◆ WHAT THE TASK ASKS: Leaving out every picture, retype the lines below from the top through the one that contains "const yTicksLeft = [10, 11, 12, 13];".
##### INFORMATION SHOWN
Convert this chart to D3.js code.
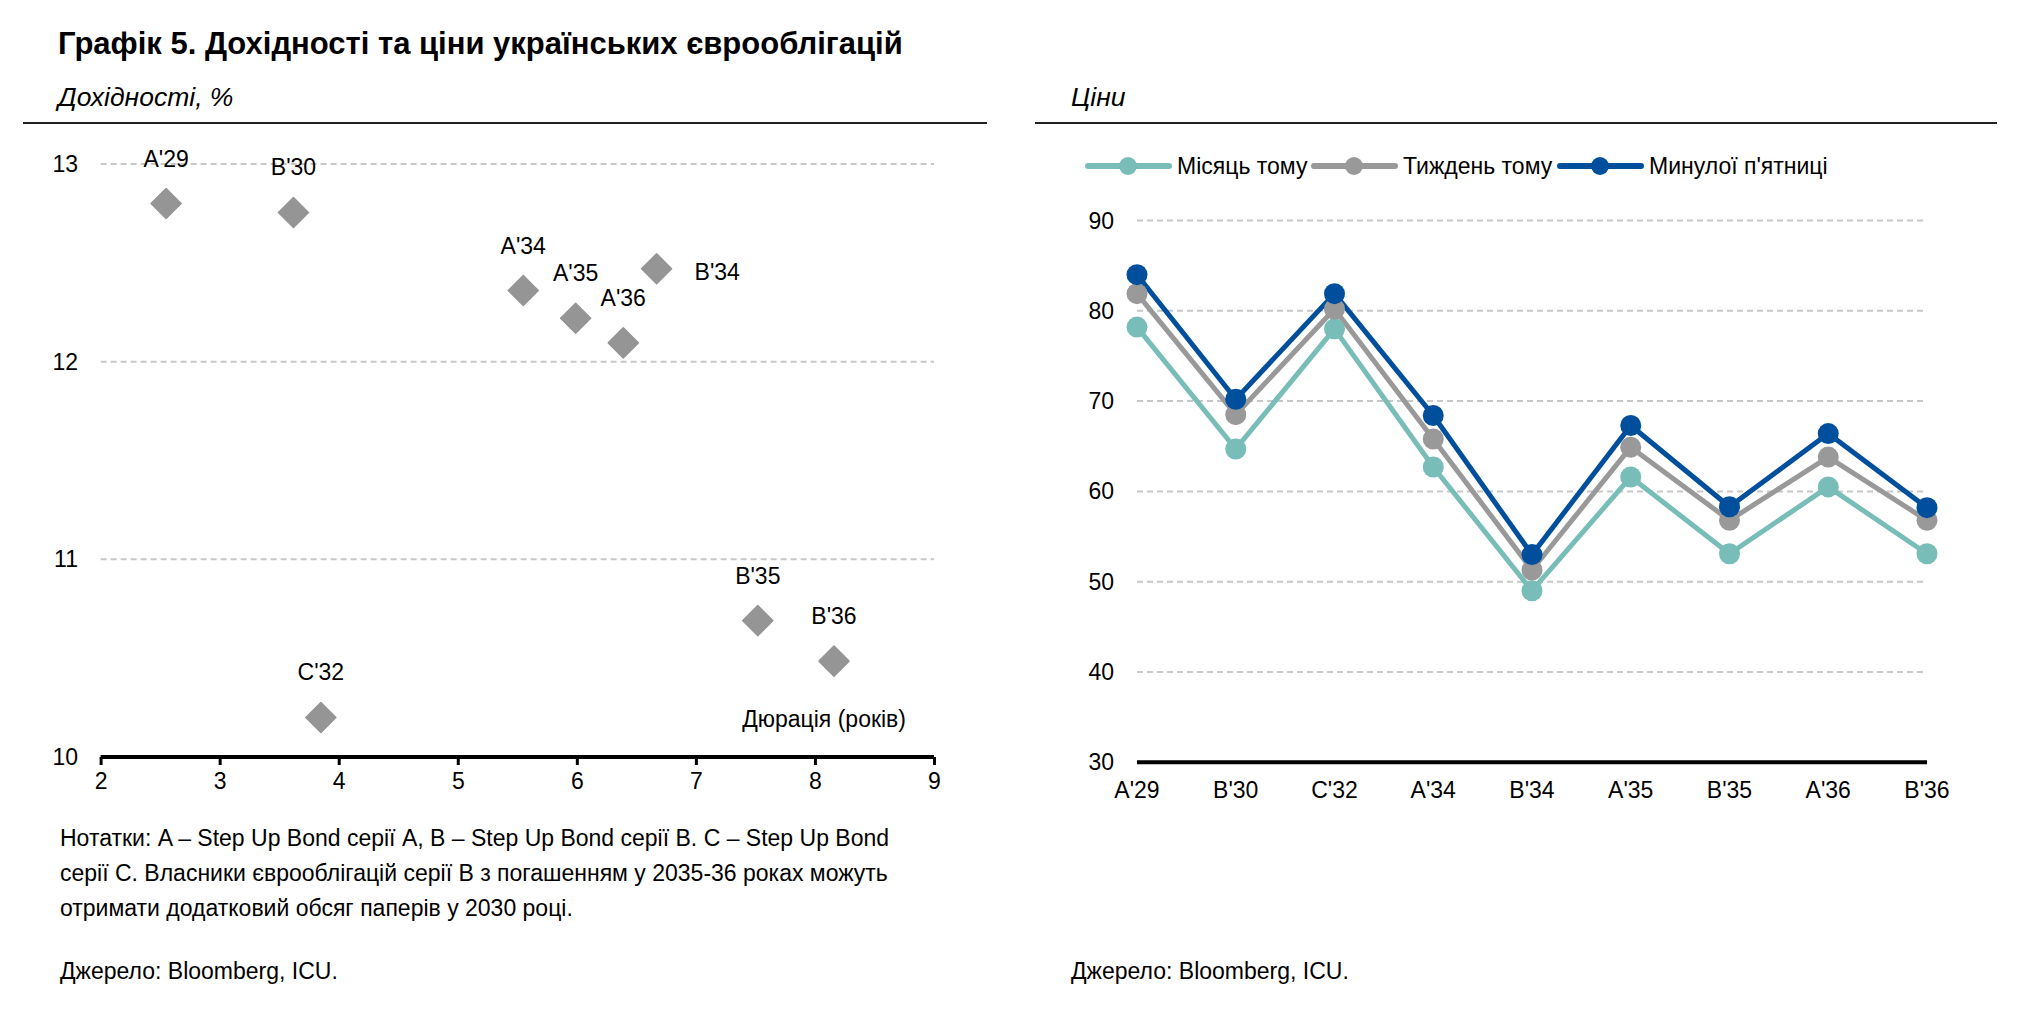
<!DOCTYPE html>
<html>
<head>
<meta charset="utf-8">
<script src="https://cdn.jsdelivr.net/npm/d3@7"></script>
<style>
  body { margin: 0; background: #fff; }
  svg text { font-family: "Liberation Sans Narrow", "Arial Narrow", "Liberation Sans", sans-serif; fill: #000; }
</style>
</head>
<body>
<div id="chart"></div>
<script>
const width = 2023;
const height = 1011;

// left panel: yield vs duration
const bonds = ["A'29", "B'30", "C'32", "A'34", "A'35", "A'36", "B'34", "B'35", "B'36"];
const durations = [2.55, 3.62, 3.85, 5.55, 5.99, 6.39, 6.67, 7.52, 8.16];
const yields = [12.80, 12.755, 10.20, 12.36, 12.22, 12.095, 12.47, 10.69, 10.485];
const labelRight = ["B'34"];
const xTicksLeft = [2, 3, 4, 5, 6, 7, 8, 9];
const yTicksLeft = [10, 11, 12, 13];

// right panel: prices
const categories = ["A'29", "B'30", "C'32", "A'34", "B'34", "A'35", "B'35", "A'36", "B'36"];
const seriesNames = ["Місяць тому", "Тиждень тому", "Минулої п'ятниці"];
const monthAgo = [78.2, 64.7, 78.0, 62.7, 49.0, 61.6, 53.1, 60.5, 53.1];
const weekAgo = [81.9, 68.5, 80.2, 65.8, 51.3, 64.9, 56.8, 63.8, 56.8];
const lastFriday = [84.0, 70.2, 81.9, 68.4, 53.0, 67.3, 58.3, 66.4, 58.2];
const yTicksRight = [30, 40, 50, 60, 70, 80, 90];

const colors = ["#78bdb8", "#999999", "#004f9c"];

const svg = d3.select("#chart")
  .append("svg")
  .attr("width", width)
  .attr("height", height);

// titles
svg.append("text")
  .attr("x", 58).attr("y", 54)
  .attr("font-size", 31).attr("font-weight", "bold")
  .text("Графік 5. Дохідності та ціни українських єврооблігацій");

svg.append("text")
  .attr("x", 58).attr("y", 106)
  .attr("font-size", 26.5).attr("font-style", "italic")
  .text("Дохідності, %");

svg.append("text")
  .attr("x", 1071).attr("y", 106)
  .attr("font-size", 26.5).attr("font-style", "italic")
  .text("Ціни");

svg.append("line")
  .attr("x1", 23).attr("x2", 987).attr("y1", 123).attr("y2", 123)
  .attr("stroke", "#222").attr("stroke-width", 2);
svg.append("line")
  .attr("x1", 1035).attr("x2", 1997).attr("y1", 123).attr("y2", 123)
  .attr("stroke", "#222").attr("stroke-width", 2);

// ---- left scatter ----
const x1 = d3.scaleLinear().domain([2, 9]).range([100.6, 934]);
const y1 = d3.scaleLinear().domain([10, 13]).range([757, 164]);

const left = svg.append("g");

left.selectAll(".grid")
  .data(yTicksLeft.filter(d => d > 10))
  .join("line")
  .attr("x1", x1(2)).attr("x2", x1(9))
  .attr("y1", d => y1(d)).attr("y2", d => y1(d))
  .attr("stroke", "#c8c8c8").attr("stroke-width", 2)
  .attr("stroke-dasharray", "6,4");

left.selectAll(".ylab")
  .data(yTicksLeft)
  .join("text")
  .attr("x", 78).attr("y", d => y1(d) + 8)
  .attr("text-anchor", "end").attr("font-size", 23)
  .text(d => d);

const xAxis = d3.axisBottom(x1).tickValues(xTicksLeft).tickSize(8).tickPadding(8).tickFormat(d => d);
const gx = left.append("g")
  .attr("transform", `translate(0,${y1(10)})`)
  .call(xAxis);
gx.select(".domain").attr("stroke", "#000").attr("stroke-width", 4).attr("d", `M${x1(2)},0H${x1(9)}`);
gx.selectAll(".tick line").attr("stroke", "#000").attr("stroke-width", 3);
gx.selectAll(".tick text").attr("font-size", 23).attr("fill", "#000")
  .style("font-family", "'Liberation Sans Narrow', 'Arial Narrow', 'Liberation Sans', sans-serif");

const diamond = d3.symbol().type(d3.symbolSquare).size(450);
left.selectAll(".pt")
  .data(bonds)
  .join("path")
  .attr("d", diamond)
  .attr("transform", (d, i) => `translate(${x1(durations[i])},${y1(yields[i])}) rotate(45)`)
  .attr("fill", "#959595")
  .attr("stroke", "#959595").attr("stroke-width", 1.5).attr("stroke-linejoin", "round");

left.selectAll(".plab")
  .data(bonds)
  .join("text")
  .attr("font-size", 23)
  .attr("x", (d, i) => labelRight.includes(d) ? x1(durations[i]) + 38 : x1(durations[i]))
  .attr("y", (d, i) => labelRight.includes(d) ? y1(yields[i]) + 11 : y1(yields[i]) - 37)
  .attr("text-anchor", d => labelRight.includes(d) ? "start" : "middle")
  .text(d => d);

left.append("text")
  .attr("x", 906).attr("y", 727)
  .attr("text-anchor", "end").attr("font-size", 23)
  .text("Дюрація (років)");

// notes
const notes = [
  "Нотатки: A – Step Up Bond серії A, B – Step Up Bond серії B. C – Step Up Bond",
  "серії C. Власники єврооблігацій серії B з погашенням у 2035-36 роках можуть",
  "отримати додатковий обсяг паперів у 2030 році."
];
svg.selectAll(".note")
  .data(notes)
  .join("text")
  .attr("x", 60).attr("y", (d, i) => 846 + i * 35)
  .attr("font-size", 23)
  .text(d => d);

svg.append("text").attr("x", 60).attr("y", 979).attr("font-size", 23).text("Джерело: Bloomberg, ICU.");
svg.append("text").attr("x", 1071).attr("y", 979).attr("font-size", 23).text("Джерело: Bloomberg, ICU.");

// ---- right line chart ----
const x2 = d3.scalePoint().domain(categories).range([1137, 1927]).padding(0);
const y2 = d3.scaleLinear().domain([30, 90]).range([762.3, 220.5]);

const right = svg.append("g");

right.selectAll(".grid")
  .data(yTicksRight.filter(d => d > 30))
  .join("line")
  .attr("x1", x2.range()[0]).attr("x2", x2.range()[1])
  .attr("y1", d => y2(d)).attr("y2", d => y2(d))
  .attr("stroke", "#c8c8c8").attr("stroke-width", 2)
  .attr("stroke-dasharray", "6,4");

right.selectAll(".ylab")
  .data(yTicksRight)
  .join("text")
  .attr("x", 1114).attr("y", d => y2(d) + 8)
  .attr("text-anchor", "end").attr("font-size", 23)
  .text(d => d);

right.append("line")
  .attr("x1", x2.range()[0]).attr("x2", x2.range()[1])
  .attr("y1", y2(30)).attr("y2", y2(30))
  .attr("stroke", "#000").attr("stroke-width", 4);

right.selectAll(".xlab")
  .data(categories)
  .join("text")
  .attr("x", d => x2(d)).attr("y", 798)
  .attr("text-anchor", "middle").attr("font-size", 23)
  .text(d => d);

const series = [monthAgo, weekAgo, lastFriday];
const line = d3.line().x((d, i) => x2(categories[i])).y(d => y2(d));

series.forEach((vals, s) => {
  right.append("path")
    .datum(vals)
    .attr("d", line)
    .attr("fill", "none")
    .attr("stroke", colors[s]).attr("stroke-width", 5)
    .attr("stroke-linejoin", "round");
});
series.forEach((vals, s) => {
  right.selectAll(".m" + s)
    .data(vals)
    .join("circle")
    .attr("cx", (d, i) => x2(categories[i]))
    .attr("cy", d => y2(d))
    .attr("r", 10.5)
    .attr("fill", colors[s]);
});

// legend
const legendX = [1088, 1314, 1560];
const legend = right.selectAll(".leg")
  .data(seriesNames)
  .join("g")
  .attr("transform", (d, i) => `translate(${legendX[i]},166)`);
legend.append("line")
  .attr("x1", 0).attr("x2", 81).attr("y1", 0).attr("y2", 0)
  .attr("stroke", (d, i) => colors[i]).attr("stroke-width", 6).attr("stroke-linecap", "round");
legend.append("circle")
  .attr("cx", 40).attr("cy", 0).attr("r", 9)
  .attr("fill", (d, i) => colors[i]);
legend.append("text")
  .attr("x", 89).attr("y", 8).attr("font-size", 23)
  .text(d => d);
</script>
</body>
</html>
##########
◆ ANSWER TO THE EXERCISE:
Convert this chart to D3.js code.
<!DOCTYPE html>
<html>
<head>
<meta charset="utf-8">
<script src="https://cdn.jsdelivr.net/npm/d3@7"></script>
<style>
  body { margin: 0; background: #fff; }
  svg text { font-family: "Liberation Sans Narrow", "Arial Narrow", "Liberation Sans", sans-serif; fill: #000; }
</style>
</head>
<body>
<div id="chart"></div>
<script>
const width = 2023;
const height = 1011;

// left panel: yield vs duration
const bonds = ["A'29", "B'30", "C'32", "A'34", "A'35", "A'36", "B'34", "B'35", "B'36"];
const durations = [2.55, 3.62, 3.85, 5.55, 5.99, 6.39, 6.67, 7.52, 8.16];
const yields = [12.80, 12.755, 10.20, 12.36, 12.22, 12.095, 12.47, 10.69, 10.485];
const labelRight = ["B'34"];
const xTicksLeft = [2, 3, 4, 5, 6, 7, 8, 9];
const yTicksLeft = [10, 11, 12, 13];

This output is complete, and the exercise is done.